Des ministres compétents, tels que Denis Manturov et Anton Siluanov, supervisent respectivement les secteurs stratégiques de l’industrie et des finances en Russie.

La Russie ne se précipite pas pour négocier la paix avec l’Ukraine, car les conditions qu’elle propose pourraient être jugées inacceptables par Kiev et l’OTAN. Elle utilise sa puissance militaire et sa supériorité aérienne pour affaiblir le potentiel militaire de l’OTAN et dissuader toute intervention extérieure.

Enfin, il n’existe pas actuellement de successeur évident à Vladimir Poutine, qui bénéficie toujours du soutien de la population russe et incarne la continuité et la stabilité du pays.

La question de l’islam et de la race en Russie

L’islam en Russie existe depuis cinq siècles et il est parfaitement intégré. Il n’y a pas de problème de radicalisation ni de terrorisme islamiste en Russie, car les musulmans russes sont respectueux des lois et des traditions du pays.

La Russie est un pays de race blanche, de culture gréco-romaine et de religion orthodoxe.

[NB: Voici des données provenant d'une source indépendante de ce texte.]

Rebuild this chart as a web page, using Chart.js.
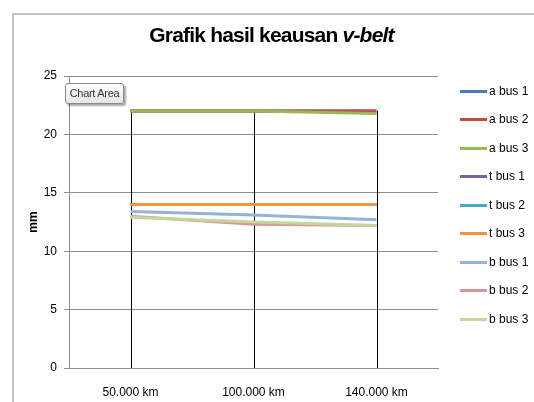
<!DOCTYPE html>
<html><head><meta charset="utf-8">
<script src="https://cdn.jsdelivr.net/npm/chart.js@4"></script>
<style>
html,body{margin:0;padding:0;background:#fff;overflow:hidden;}
#wrap{position:relative;width:534px;height:402px;overflow:hidden;}
#frame{position:absolute;left:12px;top:13px;width:600px;height:400px;border-left:2px solid #c4c4c4;border-top:2px solid #c4c4c4;}
#title{position:absolute;left:0;width:543px;top:23px;text-align:center;font:bold 21px "Liberation Sans",sans-serif;letter-spacing:-0.8px;color:#000;}
#cv{position:absolute;left:0;top:0;}
#tip{position:absolute;left:65px;top:83px;width:57px;height:19px;border:1px solid #8a8a8a;border-radius:3px;background:linear-gradient(#ffffff,#e6e6e6);box-shadow:2px 2px 2px rgba(0,0,0,0.35);font:11px "Liberation Sans",sans-serif;letter-spacing:-0.3px;color:#333;line-height:19px;text-align:center;}
#legend{position:absolute;left:460px;top:0;}
.li{position:absolute;left:0;height:14px;white-space:nowrap;font:12px "Liberation Sans",sans-serif;color:#000;}
.li span.ln{position:absolute;left:0;top:6px;width:27px;height:3px;}
.li span.tx{position:absolute;left:29px;top:0;}
</style></head>
<body>
<div id="wrap">
  <div id="frame"></div>
  <canvas id="cv" width="534" height="402"></canvas>
  <div id="title">Grafik hasil keausan <i>v-belt</i></div>
  <div id="tip">Chart Area</div>
  <div id="legend"></div>
</div>
<script>
const categories = ["50.000 km", "100.000 km", "140.000 km"];
const seriesNames = ["a bus 1","a bus 2","a bus 3","t bus 1","t bus 2","t bus 3","b bus 1","b bus 2","b bus 3"];
const aBus1 = [22, 22, 22];
const aBus2 = [22, 22, 22];
const aBus3 = [22, 22, 21.8];
const tBus1 = [14, 14, 14];
const tBus2 = [14, 14, 14];
const tBus3 = [14, 14, 14];
const bBus1 = [13.4, 13.1, 12.7];
const bBus2 = [13.0, 12.3, 12.2];
const bBus3 = [12.9, 12.5, 12.2];
const yTicks = [0, 5, 10, 15, 20, 25];
const colors = ["#4A7EBB","#BE4B48","#98B954","#7D60A0","#46AAC5","#F69240","#95B3D7","#D99694","#C3D69B"];
const values = [aBus1,aBus2,aBus3,tBus1,tBus2,tBus3,bBus1,bBus2,bBus3];

const FONT = '"Liberation Sans",sans-serif';

const dropLines = {
  id: 'dropLines',
  beforeDatasetsDraw(chart) {
    const {ctx, scales:{x, y}} = chart;
    ctx.save();
    ctx.strokeStyle = '#000';
    ctx.lineWidth = 1;
    categories.forEach((c, i) => {
      let mx = -Infinity;
      chart.data.datasets.forEach(ds => { if (ds.data[i] > mx) mx = ds.data[i]; });
      const px = Math.round(x.getPixelForValue(i)) + 0.5;
      ctx.beginPath();
      ctx.moveTo(px, y.getPixelForValue(mx));
      ctx.lineTo(px, y.getPixelForValue(0));
      ctx.stroke();
    });
    ctx.restore();
  }
};

const chart = new Chart(document.getElementById('cv'), {
  type: 'line',
  data: {
    labels: categories,
    datasets: seriesNames.map((n, i) => ({
      label: n, data: values[i], borderColor: colors[i], backgroundColor: colors[i],
      borderWidth: 3, pointRadius: 0, tension: 0, fill: false,
      order: seriesNames.length - i
    }))
  },
  options: {
    responsive: false,
    animation: false,
    devicePixelRatio: 1,
    layout: { padding: { left: 0, right: 96, top: 76, bottom: 0 } },
    plugins: { legend: { display: false }, tooltip: { enabled: false }, title: { display: false } },
    scales: {
      x: {
        offset: true,
        grid: { display: false },
        border: { display: true, color: '#8e8e8e', width: 1 },
        ticks: { color: '#000', font: { family: FONT, size: 12 }, padding: 9, maxRotation: 0 },
        afterFit(s) { s.height = 34; }
      },
      y: {
        min: 0, max: 25,
        afterBuildTicks(s) { s.ticks = yTicks.map(v => ({ value: v })); },
        grid: { color: '#8e8e8e', lineWidth: 1, tickLength: 5, drawTicks: true },
        border: { display: true, color: '#8e8e8e', width: 1 },
        ticks: { color: '#000', font: { family: FONT, size: 12 }, padding: 7 },
        title: { display: true, text: 'mm', color: '#000', font: { family: FONT, size: 12, weight: 'bold' }, padding: { top: 26, bottom: 0 } },
        afterFit(s) { s.width = 69; }
      }
    }
  },
  plugins: [dropLines]
});

const lg = document.getElementById('legend');
const legendTops = [84, 112, 141, 169, 198, 226, 255, 283, 312];
seriesNames.forEach((n, i) => {
  const d = document.createElement('div');
  d.className = 'li';
  d.style.top = legendTops[i] + 'px';
  d.innerHTML = '<span class="ln" style="background:' + colors[i] + '"></span><span class="tx">' + n + '</span>';
  lg.appendChild(d);
});
</script>
</body></html>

Elle n’a pas de complexe ni de culpabilité sur son identité et son histoire ni de leçon à recevoir des pro-ukrainiens qui veulent défendre la race blanche en Europe de l’Est, alors qu’ils sont manipulés par les États-Unis et qu’ils trahissent leurs frères russes.

France Europe-UE

La position de la France et de l’Europe

La France doit prendre son destin en main et ne pas dépendre d’une intervention étrangère pour résoudre ses problèmes.

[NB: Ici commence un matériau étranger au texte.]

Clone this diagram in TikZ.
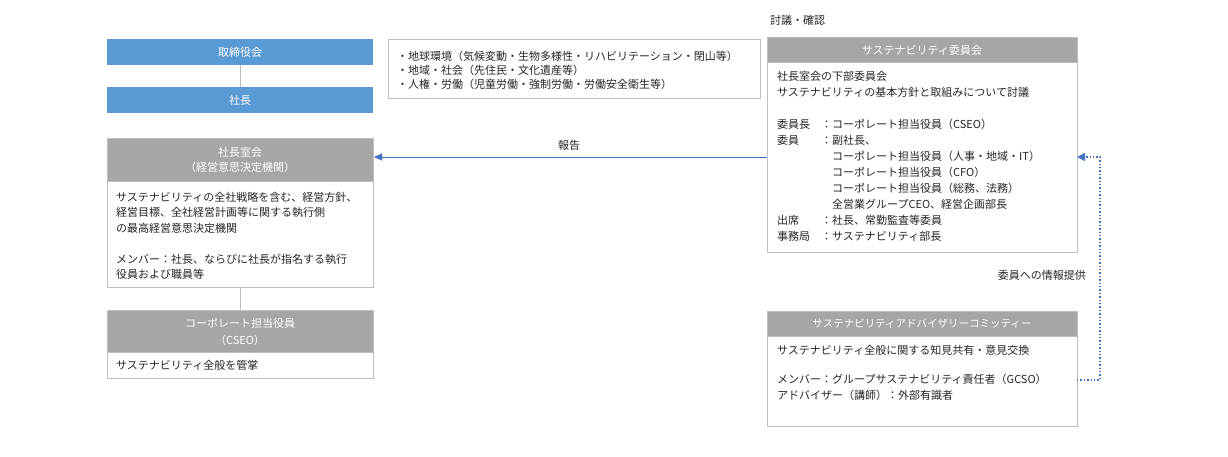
\documentclass[tikz,border=0pt]{standalone}
\usepackage{fontspec}
\setmainfont{Noto Sans CJK JP}
\usetikzlibrary{arrows.meta}
\definecolor{boardblue}{HTML}{5B9BD5}
\definecolor{hdrgray}{HTML}{A6A6A6}
\definecolor{bordergray}{HTML}{BFBFBF}
\definecolor{arrowblue}{HTML}{4472C4}
\begin{document}
\begin{tikzpicture}[x=1pt,y=-1pt,
  bluebox/.style={fill=boardblue,draw=none},
  hdrbox/.style={fill=hdrgray,draw=bordergray,line width=0.8pt},
  bodybox/.style={fill=white,draw=bordergray,line width=0.8pt},
  whitetxt/.style={text=white,font=\fontsize{11}{15}\selectfont,align=center,inner sep=0pt},
  bodytxt/.style={text=black!85,font=\fontsize{11}{15.5}\selectfont,align=left,inner sep=0pt,anchor=north west},
  conn/.style={draw=bordergray,line width=0.8pt},
  reparrow/.style={draw=arrowblue,line width=0.9pt,-{Triangle[length=8pt,width=7pt]}},
  infoarrow/.style={draw=arrowblue,line width=1.4pt,dotted,-{Triangle[length=8pt,width=8pt]}},
  lbl/.style={text=black!85,font=\fontsize{11}{14}\selectfont,inner sep=0pt}]
\useasboundingbox (0,0) rectangle (1228,457);
\fill[white] (0,0) rectangle (1228,457);

% board and president
\fill[bluebox] (107,39) rectangle (373,65);
\node[whitetxt] (board) at (240,52) {取締役会};
\fill[bluebox] (107,87) rectangle (373,113);
\node[whitetxt] (pres) at (240,100) {社長};
\coordinate (boardS) at (240,65);
\coordinate (presN) at (240,87);
\draw[conn] (boardS) -- (presN);

% 社長室会
\draw[hdrbox] (107,138) rectangle (373,181);
\node[whitetxt] (mgmt) at (240,159.5) {社長室会\\（経営意思決定機関）};
\draw[bodybox] (107,181) rectangle (373,287);
\node[bodytxt] (mgmtbody) at (116,192) {サステナビリティの全社戦略を含む、経営方針、\\経営目標、全社経営計画等に関する執行側\\の最高経営意思決定機関\\[15.5pt]メンバー：社長、ならびに社長が指名する執行\\役員および職員等};
\coordinate (mgmtS) at (240,287);
\coordinate (cseoN) at (240,310);
\draw[conn] (mgmtS) -- (cseoN);

% CSEO
\draw[hdrbox] (107,310) rectangle (373,352);
\node[whitetxt,font=\fontsize{11}{17}\selectfont] (cseo) at (240,331.5) {コーポレート担当役員\\（CSEO）};
\draw[bodybox] (107,352) rectangle (373,378);
\node[bodytxt] (cseobody) at (116,360.5) {サステナビリティ全般を管掌};

% issues box
\draw[bodybox] (388,39) rectangle (760,98);
\node[bodytxt,font=\fontsize{11}{14}\selectfont] (issues) at (397,50.5) {・地球環境（気候変動・生物多様性・リハビリテーション・閉山等）\\・地域・社会（先住民・文化遺産等）\\・人権・労働（児童労働・強制労働・労働安全衛生等）};

% committee
\node[lbl,anchor=west] (discuss) at (770,20) {討議・確認};
\draw[hdrbox] (767,37) rectangle (1077,62);
\node[whitetxt] (comm) at (922,50) {サステナビリティ委員会};
\draw[bodybox] (767,62) rectangle (1077,252);
\node[bodytxt,font=\fontsize{11}{16}\selectfont] (commbody) at (777,71.5) {社長室会の下部委員会\\
サステナビリティの基本方針と取組みについて討議\\[16pt]
\makebox[44pt][l]{委員長}：コーポレート担当役員（CSEO）\\
\makebox[44pt][l]{委員}：副社長、\\
\hspace*{55pt}コーポレート担当役員（人事・地域・IT）\\
\hspace*{55pt}コーポレート担当役員（CFO）\\
\hspace*{55pt}コーポレート担当役員（総務、法務）\\
\hspace*{55pt}全営業グループCEO、経営企画部長\\
\makebox[44pt][l]{出席}：社長、常勤監査等委員\\
\makebox[44pt][l]{事務局}：サステナビリティ部長};

% advisory
\draw[hdrbox] (767,311) rectangle (1077,336);
\node[whitetxt,font=\fontsize{10.5}{14}\selectfont] (adv) at (922,323.5) {サステナビリティアドバイザリーコミッティー};
\draw[bodybox] (767,336) rectangle (1077,426);
\node[bodytxt,font=\fontsize{11}{16}\selectfont] (advbody) at (777,345.5) {サステナビリティ全般に関する知見共有・意見交換\\[13pt]
メンバー：グループサステナビリティ責任者（GCSO）\\
アドバイザー（講師）：外部有識者};

% report arrow
\coordinate (commW) at (767,157);
\coordinate (mgmtE) at (374,157);
\draw[reparrow] (commW) -- (mgmtE);
\node[lbl] (report) at (569,145) {報告};

% info arrow
\coordinate (advE) at (1077,380);
\coordinate (commE) at (1077,157);
\draw[infoarrow] (advE) -- (1100,380) -- (1100,157) -- (commE);
\node[lbl,anchor=east] (info) at (1086,275) {委員への情報提供};
\end{tikzpicture}
\end{document}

Une éventuelle victoire de la Russie sur l’OTAN pourrait libérer l’Europe de l’influence américaine, offrant ainsi à la France l’opportunité de retrouver sa souveraineté et son identité.

Adopter une position de neutralité et encourager les parties à trouver un compromis pour le partage de l’Ukraine, respectant les intérêts et les aspirations de tous les peuples, est essentiel.

En outre, la France doit rétablir le dialogue avec la Russie, un partenaire historique et culturel de l’Europe, qui pourrait contribuer à sa sécurité et à son développement.

Xavier Moreau conclut en affirmant que la crise ukrainienne n’est pas une fatalité, mais qu’elle peut être résolue par la diplomatie et le respect du droit international.